Stored data entries:
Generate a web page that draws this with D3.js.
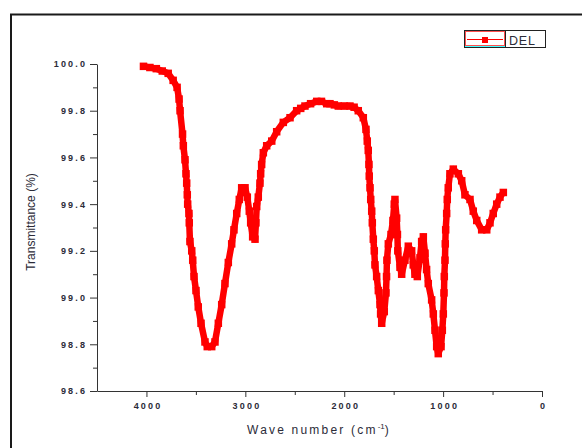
<!DOCTYPE html>
<html>
<head>
<meta charset="utf-8">
<script src="https://cdn.jsdelivr.net/npm/d3@7"></script>
<style>
	body { margin:0; background:#fff; }
	svg { display:block; font-family:"Liberation Sans", Arial, sans-serif; }
	.tick text { fill:#2b2b38; font-size:9px; font-weight:bold; letter-spacing:2.2px; }
	.domain, .tick line { stroke:#333; }
</style>
</head>
<body>
<div id="player"></div>
<script>

// FTIR spectrum
var wavenumbers = [4030,3965,3900,3840,3780,3730,3690,3670,3660,3635,3627,3610,3600,3593,3587,3583,3570,3567,3560,3542,
	3532,3519,3499,3476,3448,3408,3385,3340,3307,3273,3239,3206,3172,3138,3115,3087,3061,3037,3003,2980,
	2960,2946,2926,2902,2893,2885,2869,2852,2845,2835,2818,2784,2733,2683,2616,2548,2481,2440,2397,2340,
	2278,2230,2177,2144,2100,2060,2000,1942,1900,1858,1807,1780,1767,1757,1750,1747,1739,1732,1722,1716,
	1706,1696,1689,1672,1655,1638,1632,1621,1595,1578,1572,1568,1554,1527,1507,1494,1487,1470,1462,1458,
	1436,1419,1386,1352,1318,1302,1285,1261,1234,1217,1200,1183,1167,1150,1116,1099,1082,1065,1049,1021,
	1008,998,991,988,981,978,974,964,958,948,931,897,846,812,779,728,695,660,610,559,
	526,493,458,425,391];
var transmittance = [99.99,99.985,99.98,99.97,99.96,99.93,99.90,99.85,99.80,99.70,99.65,99.59,99.53,99.49,99.44,99.40,99.36,99.32,99.24,99.20,
	99.16,99.09,99.03,98.96,98.89,98.81,98.79,98.79,98.81,98.89,98.97,99.06,99.15,99.23,99.29,99.36,99.42,99.47,99.47,99.43,
	99.37,99.32,99.26,99.25,99.32,99.39,99.43,99.49,99.53,99.57,99.62,99.65,99.67,99.71,99.75,99.77,99.80,99.81,99.82,99.83,
	99.84,99.84,99.83,99.83,99.825,99.82,99.82,99.82,99.815,99.80,99.77,99.72,99.67,99.63,99.57,99.52,99.47,99.42,99.37,99.32,
	99.25,99.20,99.14,99.09,99.03,98.97,98.93,98.89,98.94,99.02,99.09,99.16,99.23,99.27,99.33,99.40,99.42,99.34,99.27,99.20,
	99.13,99.10,99.16,99.22,99.20,99.14,99.10,99.09,99.17,99.24,99.26,99.19,99.12,99.06,98.99,98.93,98.86,98.79,98.76,98.79,
	98.86,98.93,99.02,99.09,99.16,99.23,99.29,99.36,99.42,99.47,99.53,99.55,99.53,99.50,99.44,99.42,99.37,99.33,99.29,99.29,
	99.32,99.36,99.40,99.43,99.45];
var seriesName = "DEL";

// ticks
var xMajor = [4000, 3000, 2000, 1000, 0];
var xMinor = [3500, 2500, 1500, 500];
var yMajor = [98.6, 98.8, 99.0, 99.2, 99.4, 99.6, 99.8, 100.0];
var yMinor = [98.7, 98.9, 99.1, 99.3, 99.5, 99.7, 99.9];

var points = wavenumbers.map(function(w, i){ return {w:w, t:transmittance[i]}; });

// set the dimensions and margins of the graph
var margin = {top:64, left:97},
	width = 445,
	height = 327;

var x = d3.scaleLinear().domain([4500, 0]).range([0, width]);
var y = d3.scaleLinear().domain([98.6, 100.0]).range([height, 0]);

var svg = d3.select("#player").append("svg")
	.attr("width", 582)
	.attr("height", 448);

// outer frame (only top and left show)
svg.append("path")
	.attr("d", "M11,448V14.5H582")
	.attr("fill", "none")
	.attr("stroke", "#1a1a1a")
	.attr("stroke-width", 2);

var chart = svg.append("g")
	.attr("transform", "translate(" + margin.left + "," + margin.top + ")");

// minor ticks first
chart.append("g")
	.attr("transform", "translate(0," + height + ")")
	.call(d3.axisBottom(x).tickValues(xMinor).tickSize(4).tickFormat(""))
	.call(function(g){ g.select(".domain").remove(); });
chart.append("g")
	.call(d3.axisLeft(y).tickValues(yMinor).tickSize(4).tickFormat(""))
	.call(function(g){ g.select(".domain").remove(); });

// major axes
var xAxis = chart.append("g")
	.attr("transform", "translate(0," + height + ")")
	.call(d3.axisBottom(x).tickValues(xMajor).tickSize(6).tickSizeOuter(0).tickPadding(6).tickFormat(d3.format("d")));
var yAxis = chart.append("g")
	.call(d3.axisLeft(y).tickValues(yMajor).tickSize(7).tickSizeOuter(0).tickPadding(5).tickFormat(d3.format(".1f")));
xAxis.selectAll("text").attr("dx", "1.1px");
yAxis.selectAll("text").attr("dx", "2.2px");

// axis labels
svg.append("text")
	.attr("x", 319)
	.attr("y", 434)
	.attr("text-anchor", "middle")
	.style("font-size", "12px")
	.style("letter-spacing", "2.2px")
	.style("fill", "#2b2b38")
	.call(function(t){
		t.append("tspan").text("Wave number (cm");
		t.append("tspan").attr("dy", "-5").style("font-size", "8px").style("letter-spacing", "0px").text("-1");
		t.append("tspan").attr("dy", "5").text(")");
	});
svg.append("text")
	.attr("transform", "translate(35,222) rotate(-90)")
	.attr("text-anchor", "middle")
	.style("font-size", "12px")
	.style("fill", "#2b2b38")
	.text("Transmittance (%)");

// the spectrum
var pathline = d3.line()
	.x(function(d){ return x(d.w); })
	.y(function(d){ return y(d.t); });

chart.append("path")
	.datum(points)
	.attr("d", pathline)
	.attr("fill", "none")
	.attr("stroke", "#ff0000")
	.attr("stroke-width", 6.5)
	.attr("stroke-linejoin", "round");

chart.selectAll("rect.pt").data(points).enter().append("rect")
	.attr("class", "pt")
	.attr("x", function(d){ return x(d.w) - 3.75; })
	.attr("y", function(d){ return y(d.t) - 3.75; })
	.attr("width", 7.5)
	.attr("height", 7.5)
	.attr("fill", "#ff0000");

// legend
var legend = svg.append("g");
legend.append("rect")
	.attr("x", 464.5).attr("y", 30.5)
	.attr("width", 81).attr("height", 17)
	.attr("fill", "#fff")
	.attr("stroke", "#222");
legend.append("rect")
	.attr("x", 465.5).attr("y", 31.5)
	.attr("width", 39).attr("height", 14)
	.attr("fill", "none")
	.attr("stroke", "#ff5050");
legend.append("line")
	.attr("x1", 465).attr("x2", 505)
	.attr("y1", 46.5).attr("y2", 46.5)
	.attr("stroke", "#40ffff");
legend.append("line")
	.attr("x1", 505.5).attr("x2", 505.5)
	.attr("y1", 30.5).attr("y2", 47.5)
	.attr("stroke", "#222");
legend.append("line")
	.attr("x1", 467).attr("x2", 503)
	.attr("y1", 39.5).attr("y2", 39.5)
	.attr("stroke", "#ff0000");
legend.append("rect")
	.attr("x", 482).attr("y", 37)
	.attr("width", 6).attr("height", 6)
	.attr("fill", "#ff0000");
legend.append("text")
	.attr("x", 509).attr("y", 45)
	.style("font-size", "12.5px")
	.style("letter-spacing", "0.8px")
	.style("fill", "#2b2b38")
	.text(seriesName);

</script>
</body>
</html>
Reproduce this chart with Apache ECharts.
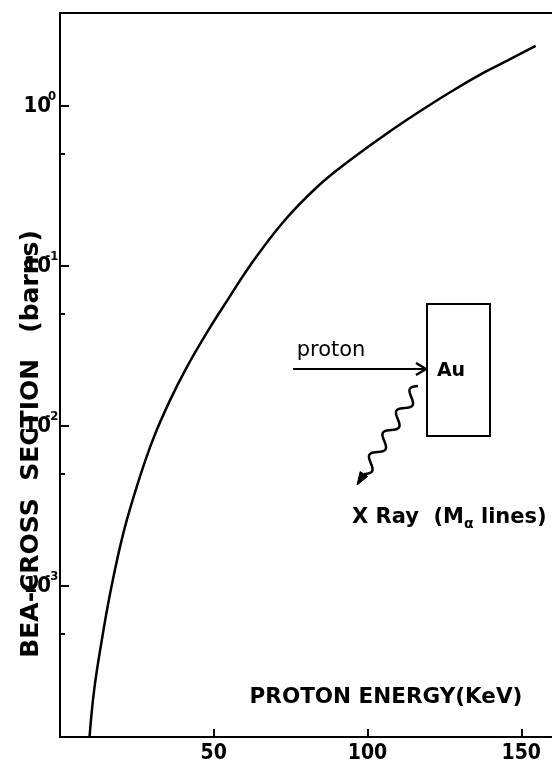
<!DOCTYPE html>
<html>
<head>
<meta charset="utf-8">
<script src="https://cdn.jsdelivr.net/npm/echarts@6/dist/echarts.min.js"></script>
<style>
  html, body { margin: 0; padding: 0; background: #fff; }
  #chart { width: 552px; height: 773px; }
</style>
</head>
<body>
<div id="chart"></div>
<script>
// proton energy (keV) -> BEA cross section (barns)
const energy = [9.6, 11.1, 13.6, 16.5, 20.6, 25.5, 30.4, 35.8, 41.3, 48.3, 54.3, 61.9, 72.6, 83.7, 94.5, 105.2, 116.3, 127.0, 137.8, 145.6, 154.7];
const crossSection = [1.14e-4, 2.24e-4, 4.6e-4, 9.4e-4, 2.14e-3, 4.5e-3, 8.4e-3, 1.45e-2, 2.34e-2, 3.98e-2, 6.04e-2, 0.101, 0.188, 0.312, 0.46, 0.649, 0.904, 1.22, 1.61, 1.92, 2.37];

const xTicks = [50, 100, 150];
const yMinorTicks = [5e-4, 5e-3, 5e-2, 0.5];

const xMin = 0, xMax = 160;
const yMin = 1.14e-4, yMax = 3.8;

const numFont = "'DejaVu Sans Condensed', 'DejaVu Sans', sans-serif";
const txtFont = "'DejaVu Sans', 'Liberation Sans', sans-serif";

let chart = echarts.init(document.getElementById('chart'), null, { renderer: 'canvas' });

// wavy x-ray arrow for the inset sketch
function wavePoints(sx, sy, ex, ey, periods, amp) {
    let pts = [];
    let dx = ex - sx, dy = ey - sy;
    let len = Math.sqrt(dx * dx + dy * dy);
    let nx = -dy / len, ny = dx / len;
    let n = 80;
    for (let i = 0; i <= n; i++) {
        let t = i / n;
        let w = amp * Math.sin(2 * Math.PI * periods * t);
        pts.push([sx + dx * t + nx * w, sy + dy * t + ny * w]);
    }
    return pts;
}
function arrowHead(tx, ty, fx, fy, size, half) {
    let dx = tx - fx, dy = ty - fy;
    let len = Math.sqrt(dx * dx + dy * dy);
    let ux = dx / len, uy = dy / len;
    let bx = tx - ux * size, by = ty - uy * size;
    return [[tx, ty], [bx - uy * half, by + ux * half], [bx + uy * half, by - ux * half]];
}

let option = {
    backgroundColor: '#fff',
    animation: false,
    grid: { left: 60, right: 0, top: 13, bottom: 36, containLabel: false },
    xAxis: [{
        type: 'value',
        min: xMin,
        max: xMax,
        position: 'bottom',
        axisLine: { lineStyle: { color: '#000', width: 2 } },
        axisTick: { inside: true, length: 8, customValues: xTicks, lineStyle: { color: '#000', width: 2 } },
        axisLabel: {
            customValues: xTicks,
            color: '#000',
            fontFamily: numFont,
            fontWeight: 'bold',
            fontSize: 21,
            margin: 6
        },
        splitLine: { show: false }
    }, {
        type: 'value',
        min: xMin,
        max: xMax,
        position: 'top',
        axisLine: { lineStyle: { color: '#000', width: 2 } },
        axisTick: { show: false },
        axisLabel: { show: false },
        splitLine: { show: false }
    }],
    yAxis: [{
        type: 'log',
        logBase: 10,
        min: yMin,
        max: yMax,
        axisLine: { show: true, lineStyle: { color: '#000', width: 2 } },
        axisTick: { inside: true, length: 9, lineStyle: { color: '#000', width: 2 } },
        axisLabel: {
            showMinLabel: false,
            showMaxLabel: false,
            margin: 7,
            color: '#000',
            formatter: function (v) {
                let e = Math.round(Math.log10(v));
                return '{b|10}{s|' + (e === 0 ? '0' : '-' + (-e)) + '}';
            },
            rich: {
                b: { fontFamily: numFont, fontWeight: 'bold', fontSize: 22, lineHeight: 32, color: '#000' },
                s: { fontFamily: numFont, fontWeight: 'bold', fontSize: 13, lineHeight: 13, width: 2, align: 'left', verticalAlign: 'top', color: '#000' }
            }
        },
        splitLine: { show: false }
    }, {
        type: 'log',
        logBase: 10,
        min: yMin,
        max: yMax,
        position: 'left',
        axisLine: { show: false },
        axisTick: { inside: true, length: 5, customValues: yMinorTicks, lineStyle: { color: '#000', width: 2 } },
        axisLabel: { show: false },
        splitLine: { show: false }
    }],
    series: [{
        type: 'line',
        xAxisIndex: 0,
        yAxisIndex: 0,
        data: energy.map((x, i) => [x, crossSection[i]]),
        smooth: 0.4,
        showSymbol: false,
        symbol: 'none',
        lineStyle: { color: '#000', width: 2.5 }
    }],
    graphic: [
        {
            type: 'text', x: 31, y: 444, rotation: Math.PI / 2,
            style: {
                text: 'BEA-CROSS  SECTION   (barns)',
                fill: '#000',
                font: 'bold 25px ' + txtFont,
                textAlign: 'center',
                textVerticalAlign: 'middle'
            }
        },
        {
            type: 'text', x: 386, y: 697,
            style: {
                text: 'PROTON ENERGY(KeV)',
                fill: '#000',
                font: 'bold 21.5px ' + txtFont,
                textAlign: 'center',
                textVerticalAlign: 'middle'
            }
        },
        // inset: proton hitting Au target
        {
            type: 'rect',
            shape: { x: 427, y: 304, width: 63, height: 132 },
            style: { fill: 'none', stroke: '#000', lineWidth: 2 }
        },
        {
            type: 'text', x: 451, y: 371,
            style: { text: 'Au', fill: '#000', font: 'bold 19px ' + txtFont, textAlign: 'center', textVerticalAlign: 'middle' }
        },
        {
            type: 'text', x: 331, y: 351,
            style: { text: 'proton', fill: '#000', font: '21px ' + txtFont, textAlign: 'center', textVerticalAlign: 'middle' }
        },
        {
            type: 'line',
            shape: { x1: 293, y1: 369, x2: 425, y2: 369 },
            style: { stroke: '#000', lineWidth: 2 }
        },
        {
            type: 'polyline',
            shape: { points: [[416, 363], [426, 369], [416, 375]] },
            style: { fill: 'none', stroke: '#000', lineWidth: 2.5 }
        },
        {
            type: 'polyline',
            shape: { points: wavePoints(418, 386, 364, 474, 4, 5.5) },
            style: { fill: 'none', stroke: '#000', lineWidth: 2.5 }
        },
        {
            type: 'polygon',
            shape: { points: arrowHead(357, 485, 364, 474, 13, 4.5) },
            style: { fill: '#000', stroke: '#000', lineWidth: 1 }
        },
        {
            type: 'text', x: 352, y: 518,
            style: {
                text: '{n|X Ray  (M}{sub|α}{n| lines)}',
                textAlign: 'left',
                textVerticalAlign: 'middle',
                rich: {
                    n: { fill: '#000', font: 'bold 21px ' + txtFont, lineHeight: 26 },
                    sub: { fill: '#000', font: 'bold 14px ' + txtFont, lineHeight: 12, verticalAlign: 'bottom' }
                }
            }
        }
    ]
};

chart.setOption(option);
</script>
</body>
</html>
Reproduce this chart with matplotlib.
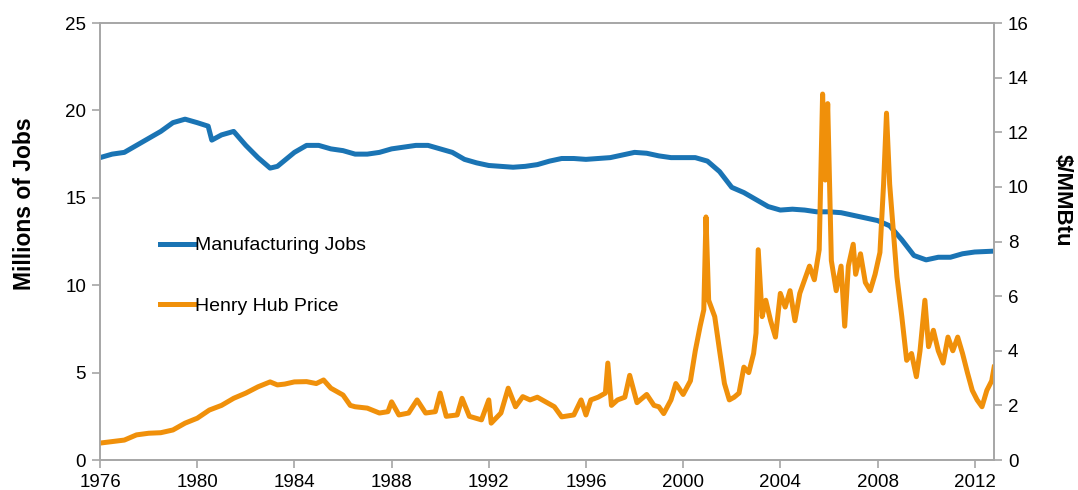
import matplotlib
matplotlib.use("Agg")
import matplotlib.pyplot as plt

plt.rcParams['font.family'] = ['Liberation Sans', 'DejaVu Sans']

# Manufacturing jobs (millions)
jobs_year = [1976.0, 1976.5, 1977.0, 1977.5, 1978.0, 1978.5, 1979.0, 1979.5, 1980.0, 1980.45,
             1980.6, 1981.0, 1981.5, 1982.0, 1982.5, 1983.0, 1983.3, 1984.0, 1984.5, 1985.0,
             1985.5, 1986.0, 1986.5, 1987.0, 1987.5, 1988.0, 1988.5, 1989.0, 1989.5, 1990.0,
             1990.5, 1991.0, 1991.5, 1992.0, 1992.5, 1993.0, 1993.5, 1994.0, 1994.5, 1995.0,
             1995.5, 1996.0, 1996.5, 1997.0, 1997.5, 1998.0, 1998.5, 1999.0, 1999.5, 2000.0,
             2000.5, 2001.0, 2001.5, 2002.0, 2002.5, 2003.0, 2003.5, 2004.0, 2004.5, 2005.0,
             2005.5, 2006.0, 2006.5, 2007.0, 2007.5, 2008.0, 2008.5, 2009.0, 2009.5, 2010.0,
             2010.5, 2011.0, 2011.5, 2012.0, 2012.8]
jobs = [17.3, 17.5, 17.6, 18.0, 18.4, 18.8, 19.3, 19.5, 19.3, 19.1,
        18.3, 18.6, 18.8, 18.0, 17.3, 16.7, 16.8, 17.6, 18.0, 18.0,
        17.8, 17.7, 17.5, 17.5, 17.6, 17.8, 17.9, 18.0, 18.0, 17.8,
        17.6, 17.2, 17.0, 16.85, 16.8, 16.75, 16.8, 16.9, 17.1, 17.25,
        17.25, 17.2, 17.25, 17.3, 17.45, 17.6, 17.55, 17.4, 17.3, 17.3,
        17.3, 17.1, 16.5, 15.6, 15.3, 14.9, 14.5, 14.3, 14.35, 14.3,
        14.2, 14.2, 14.15, 14.0, 13.85, 13.7, 13.4, 12.6, 11.7, 11.45,
        11.6, 11.6, 11.8, 11.9, 11.95]

# Henry Hub price ($/MMBtu)
price_year = [1976.0, 1977.0, 1977.5, 1978.0, 1978.5, 1979.0, 1979.5, 1980.0, 1980.5, 1981.0,
              1981.5, 1982.0, 1982.5, 1983.0, 1983.3, 1983.6, 1984.0, 1984.5, 1984.9, 1985.2,
              1985.5, 1986.0, 1986.3, 1986.5, 1987.0, 1987.5, 1987.85, 1988.0, 1988.3, 1988.7,
              1989.05, 1989.4, 1989.8, 1990.0, 1990.25, 1990.7, 1990.9, 1991.2, 1991.7, 1992.0,
              1992.1, 1992.5, 1992.8, 1993.1, 1993.4, 1993.7, 1994.0, 1994.4, 1994.7, 1995.0,
              1995.5, 1995.8, 1996.0, 1996.2, 1996.5, 1996.8, 1996.9, 1997.05, 1997.3, 1997.6,
              1997.8, 1998.1, 1998.5, 1998.8, 1999.0, 1999.2, 1999.5, 1999.7, 2000.0, 2000.3,
              2000.5, 2000.7, 2000.85, 2000.94, 2001.05, 2001.3, 2001.5, 2001.7, 2001.9, 2002.1,
              2002.3, 2002.5, 2002.7, 2002.9, 2003.0, 2003.09, 2003.25, 2003.4, 2003.6, 2003.8,
              2004.0, 2004.2, 2004.4, 2004.6, 2004.8, 2005.0, 2005.2, 2005.4, 2005.6, 2005.74,
              2005.85, 2005.95, 2006.1, 2006.3, 2006.5, 2006.65, 2006.8, 2007.0, 2007.1, 2007.3,
              2007.5, 2007.7, 2007.9, 2008.1, 2008.25, 2008.37, 2008.5, 2008.8, 2009.0, 2009.2,
              2009.4, 2009.6, 2009.75, 2009.95, 2010.1, 2010.3, 2010.5, 2010.7, 2010.9, 2011.1,
              2011.3, 2011.5, 2011.7, 2011.9, 2012.1, 2012.3, 2012.5, 2012.7, 2012.8]
price = [0.62, 0.73, 0.92, 0.98, 1.0, 1.1, 1.35, 1.53, 1.83, 2.0,
         2.26, 2.45, 2.68, 2.86, 2.75, 2.78, 2.86, 2.87, 2.8, 2.93,
         2.63, 2.38, 2.0, 1.95, 1.9, 1.72, 1.77, 2.13, 1.65, 1.72,
         2.2, 1.72, 1.77, 2.45, 1.6, 1.65, 2.26, 1.6, 1.47, 2.2,
         1.35, 1.72, 2.63, 1.95, 2.32, 2.2, 2.3, 2.1, 1.95, 1.58,
         1.65, 2.2, 1.65, 2.2, 2.3, 2.45, 3.55, 2.0, 2.2, 2.3,
         3.1, 2.1, 2.4, 2.0, 1.95, 1.7, 2.2, 2.8, 2.4, 2.9,
         4.0, 4.9, 5.5, 8.9, 5.85, 5.25, 4.0, 2.8, 2.2, 2.3,
         2.45, 3.4, 3.2, 3.9, 4.65, 7.7, 5.25, 5.85, 5.1, 4.5,
         6.1, 5.6, 6.2, 5.1, 6.1, 6.6, 7.1, 6.6, 7.7, 13.4,
         10.25, 13.05, 7.3, 6.2, 7.1, 4.9, 7.1, 7.9, 6.8, 7.55,
         6.5, 6.2, 6.8, 7.6, 10.1, 12.7, 10.1, 6.7, 5.25, 3.65,
         3.9, 3.05, 4.0, 5.85, 4.15, 4.75, 4.0, 3.55, 4.5, 4.0,
         4.5, 3.9, 3.2, 2.55, 2.2, 1.95, 2.55, 2.9, 3.4]

blue = '#1a74b4'
orange = '#f0900a'
grey = '#a6a6a6'

fig = plt.figure(figsize=(10.78, 4.9), dpi=100)
ax = fig.add_axes([0.0928, 0.0612, 0.8294, 0.8918])
ax2 = ax.twinx()

l1, = ax.plot(jobs_year, jobs, color=blue, lw=3.6, solid_joinstyle='round', label='Manufacturing Jobs')
l2, = ax2.plot(price_year, price, color=orange, lw=3.6, solid_joinstyle='round', label='Henry Hub Price')

ax.set_xlim(1976, 2012.8)
ax.set_ylim(0, 25)
ax2.set_ylim(0, 16)
ax.set_xticks(range(1976, 2013, 4))
ax.set_yticks(range(0, 26, 5))
ax2.set_yticks(range(0, 17, 2))

for a in (ax, ax2):
    for s in a.spines.values():
        s.set_color(grey)
        s.set_linewidth(1.2)
    a.tick_params(axis='both', colors=grey, labelcolor='black', labelsize=13.5,
                  length=6, width=1.2, pad=4)

# axis titles sit a bit above the middle in the original
ax.set_ylabel('Millions of Jobs', fontsize=16.5, fontweight='bold')
ax.yaxis.set_label_coords(-0.072, 0.586)
ax2.set_ylabel('$/MMBtu', fontsize=16, fontweight='bold', rotation=270, va='bottom')
ax2.yaxis.set_label_coords(1.064, 0.595)

ax.legend(handles=[l1, l2], loc='upper left', bbox_to_anchor=(0.047, 0.551), frameon=False,
          fontsize=14, handlelength=1.75, handletextpad=0.05, labelspacing=2.2)

fig.savefig('out.png', dpi=100)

**Required work**. Output exactly the lines from the one containing "Reproduce this chart with Apache ECharts." through the one containing "const yMin = 1.14e-4, yMax = 3.8;", both included, and nothing else; leave out any pictures.

**Full answer**.
Reproduce this chart with Apache ECharts.
<!DOCTYPE html>
<html>
<head>
<meta charset="utf-8">
<script src="https://cdn.jsdelivr.net/npm/echarts@6/dist/echarts.min.js"></script>
<style>
  html, body { margin: 0; padding: 0; background: #fff; }
  #chart { width: 552px; height: 773px; }
</style>
</head>
<body>
<div id="chart"></div>
<script>
// proton energy (keV) -> BEA cross section (barns)
const energy = [9.6, 11.1, 13.6, 16.5, 20.6, 25.5, 30.4, 35.8, 41.3, 48.3, 54.3, 61.9, 72.6, 83.7, 94.5, 105.2, 116.3, 127.0, 137.8, 145.6, 154.7];
const crossSection = [1.14e-4, 2.24e-4, 4.6e-4, 9.4e-4, 2.14e-3, 4.5e-3, 8.4e-3, 1.45e-2, 2.34e-2, 3.98e-2, 6.04e-2, 0.101, 0.188, 0.312, 0.46, 0.649, 0.904, 1.22, 1.61, 1.92, 2.37];

const xTicks = [50, 100, 150];
const yMinorTicks = [5e-4, 5e-3, 5e-2, 0.5];

const xMin = 0, xMax = 160;
const yMin = 1.14e-4, yMax = 3.8;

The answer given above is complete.